Desde que ganó la reelección en comicios cabeza a cabeza en octubre del año pasado, Rousseff elevó los impuestos en muchas categorías, desde los cosméticos hasta los automóviles, y limitó el gasto para reequilibrar las cuentas públicas y proteger la calificación crediticia de Brasil tras años de fuertes gastos.
Ocurre que, pese a ser necesaria para que las cuentas no queden aún más en rojo, esa austeridad enfrenta una fuerte resistencia de los aliados de Rousseff en el Parlamento, que creen que un mayor endurecimiento solo empeorará una esperada recesión este año. Según los técnicos, está prácticamente instalada aunque Rousseff subió el impuesto a las ganancias para los bancos de un 15% a un 20% para recaudar 4.000 millones de reales adicionales anualmente.

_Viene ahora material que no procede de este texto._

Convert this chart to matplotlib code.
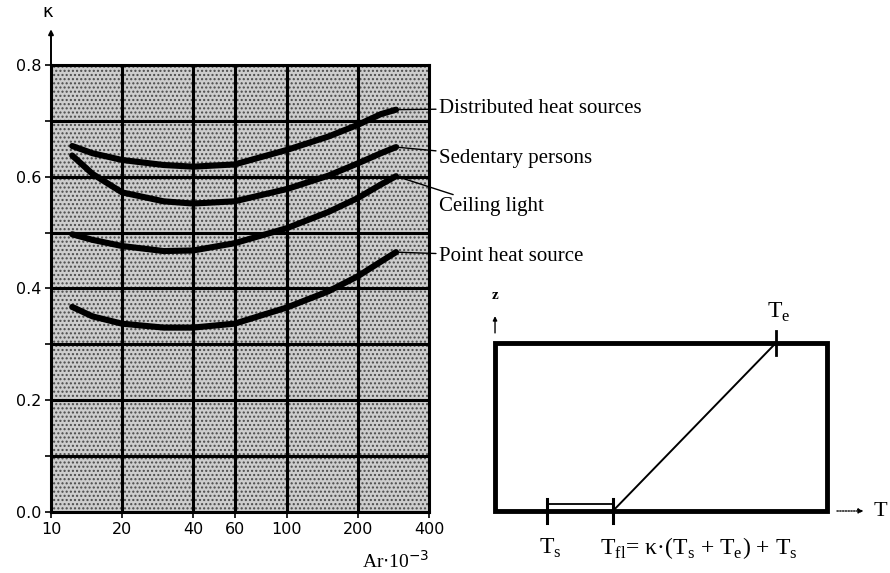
import numpy as np
import matplotlib
matplotlib.use("Agg")
import matplotlib.pyplot as plt
from matplotlib.patches import Rectangle

# Archimedes number (x 10^-3) sample points along each curve
ar = [12.3, 15, 20, 30, 40, 60, 100, 150, 200, 250, 290]

kappa_distributed = [0.655, 0.642, 0.630, 0.621, 0.618, 0.622, 0.648, 0.672, 0.693, 0.712, 0.720]
kappa_sedentary = [0.638, 0.605, 0.572, 0.556, 0.552, 0.556, 0.578, 0.602, 0.624, 0.642, 0.653]
kappa_ceiling = [0.497, 0.487, 0.476, 0.467, 0.468, 0.481, 0.508, 0.537, 0.562, 0.586, 0.601]
kappa_point = [0.367, 0.350, 0.337, 0.330, 0.330, 0.337, 0.366, 0.395, 0.422, 0.448, 0.465]

series = [
    ("Distributed heat sources", kappa_distributed, 0.723),
    ("Sedentary persons", kappa_sedentary, 0.633),
    ("Ceiling light", kappa_ceiling, 0.546),
    ("Point heat source", kappa_point, 0.458),
]

x_ticks = [10, 20, 40, 60, 100, 200, 400]
x_ticklabels = ["10", "20", "40", "60", "100", "200", "400"]
y_ticks = [0.0, 0.1, 0.2, 0.3, 0.4, 0.5, 0.6, 0.7, 0.8]
y_ticklabels = ["0.0", "", "0.2", "", "0.4", "", "0.6", "", "0.8"]

# schematic: temperature positions along the T axis (fraction of box width)
t_s, t_fl, t_e = 0.157, 0.355, 0.846

SERIF = "Liberation Serif"
SANS = "DejaVu Sans"

fig = plt.figure(figsize=(8.9, 5.73), dpi=100)
fig.patch.set_facecolor("white")

# ---------------- left: kappa vs Ar ----------------
ax = fig.add_axes([0.0573, 0.1065, 0.4247, 0.7801])
ax.set_xscale("log")
ax.set_xlim(10, 400)
ax.set_ylim(0.0, 0.8)
ax.set_facecolor("#cdcdcd")
ax.add_patch(Rectangle((0, 0), 1, 1, transform=ax.transAxes, facecolor="none",
                       edgecolor="#4a4a4a", hatch="....", linewidth=0, zorder=0.5))

for x in x_ticks[1:-1]:
    ax.axvline(x, color="black", lw=2.2, zorder=1)
for y in y_ticks[1:]:
    ax.axhline(y, color="black", lw=2.2, zorder=1)

for label, k, ty in series:
    ax.plot(ar, k, color="black", lw=4.4, solid_capstyle="round",
            solid_joinstyle="round", zorder=3)
    ax.annotate(label, xy=(ar[-1], k[-1]), xytext=(440, ty),
                textcoords="data", annotation_clip=False,
                fontsize=15, family=SERIF, va="center", ha="left",
                arrowprops=dict(arrowstyle="-", lw=1.0, color="black",
                                shrinkA=0, shrinkB=0))

for s in ["left", "bottom", "right", "top"]:
    ax.spines[s].set_linewidth(2.2)
    ax.spines[s].set_color("black")

ax.set_xticks(x_ticks)
ax.set_xticklabels(x_ticklabels, fontsize=11.5, family=SANS)
ax.xaxis.set_minor_locator(matplotlib.ticker.NullLocator())
ax.set_yticks(y_ticks)
ax.set_yticklabels(y_ticklabels, fontsize=11.5, family=SANS)
ax.tick_params(axis="both", direction="out", length=4, width=1.2, pad=3)

# y axis extension with arrowhead and kappa label
ax.annotate("", xy=(0, 1.08), xytext=(0, 1.0), xycoords="axes fraction",
            arrowprops=dict(arrowstyle="-|>", lw=1.4, color="black",
                            mutation_scale=7, shrinkA=0, shrinkB=0))
ax.text(-0.008, 1.118, "κ", transform=ax.transAxes, fontsize=13, family=SANS,
        ha="center", va="center")
ax.text(1.0, -0.11, r"Ar$\cdot$10$^{-3}$", transform=ax.transAxes,
        fontsize=14, family=SERIF, ha="right", va="center")

# ---------------- right: temperature schematic ----------------
bx = fig.add_axes([0.5562, 0.1082, 0.3730, 0.2932])
bx.set_xlim(0, 1)
bx.set_ylim(0, 1)
bx.axis("off")
bx.add_patch(Rectangle((0, 0), 1, 1, fill=False, lw=3.5, edgecolor="black",
                       clip_on=False, zorder=2))
bx.plot([t_fl, t_e], [0, 1], color="black", lw=1.4, clip_on=False, zorder=3)
bx.plot([t_s, t_fl], [0.04, 0.04], color="black", lw=1.3, clip_on=False, zorder=3)
for t in (t_s, t_fl):
    bx.plot([t, t], [-0.07, 0.07], color="black", lw=2.2, clip_on=False, zorder=4)
bx.plot([t_e, t_e], [0.93, 1.07], color="black", lw=2.0, clip_on=False, zorder=4)

# axis arrows
bx.annotate("", xy=(1.11, 0), xytext=(1.03, 0), xycoords="data",
            arrowprops=dict(arrowstyle="-|>", lw=1.0, ls=(0, (1, 1)), color="black",
                            mutation_scale=7, shrinkA=0, shrinkB=0),
            annotation_clip=False)
bx.text(1.14, 0, "T", fontsize=16, family=SERIF, va="center", ha="left")
bx.annotate("", xy=(0, 1.16), xytext=(0, 1.06), xycoords="data",
            arrowprops=dict(arrowstyle="-|>", lw=1.0, color="black",
                            mutation_scale=6, shrinkA=0, shrinkB=0),
            annotation_clip=False)
bx.text(0.0, 1.28, "z", fontsize=11, family=SERIF, va="center", ha="center",
        fontweight="bold")
bx.text(t_e + 0.01, 1.18, r"T$_{\mathregular{e}}$", fontsize=17, family=SERIF,
        va="center", ha="center")
bx.text(t_s + 0.01, -0.22, r"T$_{\mathregular{s}}$", fontsize=17, family=SERIF,
        va="center", ha="center")
bx.text(t_fl - 0.04, -0.22,
        r"T$_{\mathregular{fl}}$= κ·(T$_{\mathregular{s}}$ + T$_{\mathregular{e}}$) + T$_{\mathregular{s}}$",
        fontsize=17, family=SERIF, va="center", ha="left")

fig.savefig("out.png", dpi=100)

A pesar de que desde el Fondo Monetario Internacional y algunas naciones –incluso de Europa-- se ha destacado la valentía política de Rousseff por llevar a cabo estas medidas impopulares, la austeridad fiscal está aumentando las tensiones políticas y comenzando a pesar en la otrora pujante economía de Brasil. Por un lado, la actividad económica se desplomó en el primer trimestre y el desempleo aumentó al máximo en cuatro años, según mostraron datos oficiales. En tanto los economistas proyectaron que la actividad se contraerá 1,2% este año, de acuerdo con el sondeo semanal Focus del Banco Central divulgado el pasado lunes.
Y, como es sabido, la recesión en cualquier país del mundo equivale a una crisis de imprevisibles consecuencias, porque significa que por determinado tiempo habrá un período amargo de ajuste de cinturón, del que de una u otra forma nadie saldrá indemne. Las empresas se ajustan a la nueva realidad mediante despidos y reducción de horas de trabajo, ante los menores ingresos por venta de bienes y servicios, lo que quiere decir que hay más desempleo y menos oportunidades laborales, los ingresos se reducen en el núcleo familiar y el Estado pierde recaudación para su funcionamiento, la inversión y los gastos sociales, a la espera de alcanzar el equilibrio fiscal.
Un escenario muy difícil e indeseable, que ya ha vivido Uruguay en el pasado cercano, como es el caso de la crisis por el quiebre de la tablita en 1982, y el más recordado de la crisis bancaria de 2002, con su consecuente costo social.
En el caso brasileño, pese a la bonanza económica de la última década, se ha ingresado en crisis porque se gastó más de lo que se podía --en esto no hay dos lecturas--. Y, como en una familia que gasta más de lo que gana, la única alternativa es endeudarse fuertemente para pagar o seguir pateando la pelota para adelante, hasta que las cosas no den más y el remedio sea aún peor.
Como el gobierno de izquierda vivió a lo nuevo rico, volcando dinero a programas sociales sin retorno, sin a la vez generar infraestructura y condiciones para la sustentabilidad, se encontró con que, a la hora de pagar la fiesta, ya no había más dinero. Así, se quedó sin vaca para ordeñar, y el resultado ha sido recesión, crisis y austeridad, porque en economía no hay milagros, y siempre alguien paga el almuerzo.
Esta regla es universal y, sin ir más lejos, al cesar el viento de cola del exterior en Uruguay también hay que pagar la fiesta, porque tenemos un déficit fiscal del gobierno de José Mujica del 3,5% del PBI, pese a los ingresos excepcionales que se lograron en el período en que las condiciones internacionales fueron muy favorables.
El ajuste hasta ahora ha pasado solo por aumentar tarifas de empresas públicas y el anuncio de austeridad en el gobierno, solo que hay mucho gasto rígido por la incorporación de miles de funcionarios, asesores y aumentos salariales en el sector estatal, entre otros, que se han expandido como si la bonanza fuera a durar para siempre. El gobierno ha demostrado una mala actitud al no escuchar el alerta que se había dado hace tiempo desde varios sectores y que estamos comenzando a padecer.